◆ Data section
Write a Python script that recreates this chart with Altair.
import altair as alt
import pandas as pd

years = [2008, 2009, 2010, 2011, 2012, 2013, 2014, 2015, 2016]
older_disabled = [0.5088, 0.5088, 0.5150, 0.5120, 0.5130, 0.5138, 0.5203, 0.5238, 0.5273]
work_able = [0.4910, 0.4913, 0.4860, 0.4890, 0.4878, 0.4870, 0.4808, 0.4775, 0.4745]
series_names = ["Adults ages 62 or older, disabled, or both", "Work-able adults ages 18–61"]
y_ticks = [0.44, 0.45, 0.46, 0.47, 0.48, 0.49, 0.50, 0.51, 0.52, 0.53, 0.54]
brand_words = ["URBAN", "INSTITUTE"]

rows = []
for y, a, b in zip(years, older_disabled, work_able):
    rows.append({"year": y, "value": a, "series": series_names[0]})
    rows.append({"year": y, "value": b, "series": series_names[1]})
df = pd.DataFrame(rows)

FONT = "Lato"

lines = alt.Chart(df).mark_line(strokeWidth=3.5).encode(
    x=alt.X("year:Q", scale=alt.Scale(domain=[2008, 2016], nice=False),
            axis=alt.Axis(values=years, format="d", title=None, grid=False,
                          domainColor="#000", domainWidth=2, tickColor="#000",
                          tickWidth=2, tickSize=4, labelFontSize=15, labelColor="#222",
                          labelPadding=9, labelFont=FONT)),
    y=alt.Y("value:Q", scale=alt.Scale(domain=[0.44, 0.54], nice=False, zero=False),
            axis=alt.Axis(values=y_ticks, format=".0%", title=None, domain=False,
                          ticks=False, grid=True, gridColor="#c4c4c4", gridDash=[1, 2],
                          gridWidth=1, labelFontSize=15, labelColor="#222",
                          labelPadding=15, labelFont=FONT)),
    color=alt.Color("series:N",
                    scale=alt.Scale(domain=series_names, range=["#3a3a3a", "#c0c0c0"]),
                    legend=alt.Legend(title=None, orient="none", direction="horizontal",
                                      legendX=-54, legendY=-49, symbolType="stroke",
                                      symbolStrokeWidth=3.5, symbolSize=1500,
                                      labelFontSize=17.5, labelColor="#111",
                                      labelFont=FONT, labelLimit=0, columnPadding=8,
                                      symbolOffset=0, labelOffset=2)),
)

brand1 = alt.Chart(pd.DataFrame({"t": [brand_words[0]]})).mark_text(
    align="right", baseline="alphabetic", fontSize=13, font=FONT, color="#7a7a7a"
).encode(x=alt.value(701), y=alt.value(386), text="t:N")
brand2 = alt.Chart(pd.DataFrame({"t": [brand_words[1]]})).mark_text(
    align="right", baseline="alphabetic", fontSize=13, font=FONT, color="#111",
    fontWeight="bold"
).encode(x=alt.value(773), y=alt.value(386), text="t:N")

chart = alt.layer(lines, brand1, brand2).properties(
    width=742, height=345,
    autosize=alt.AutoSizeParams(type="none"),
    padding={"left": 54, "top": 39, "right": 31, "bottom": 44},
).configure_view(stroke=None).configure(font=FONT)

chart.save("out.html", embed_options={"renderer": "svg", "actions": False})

◆ Task objective
Beginning at the first line above, repeat exactly until the line containing "import pandas as pd", which is included.

◆ Worked answer
Write a Python script that recreates this chart with Altair.
import altair as alt
import pandas as pd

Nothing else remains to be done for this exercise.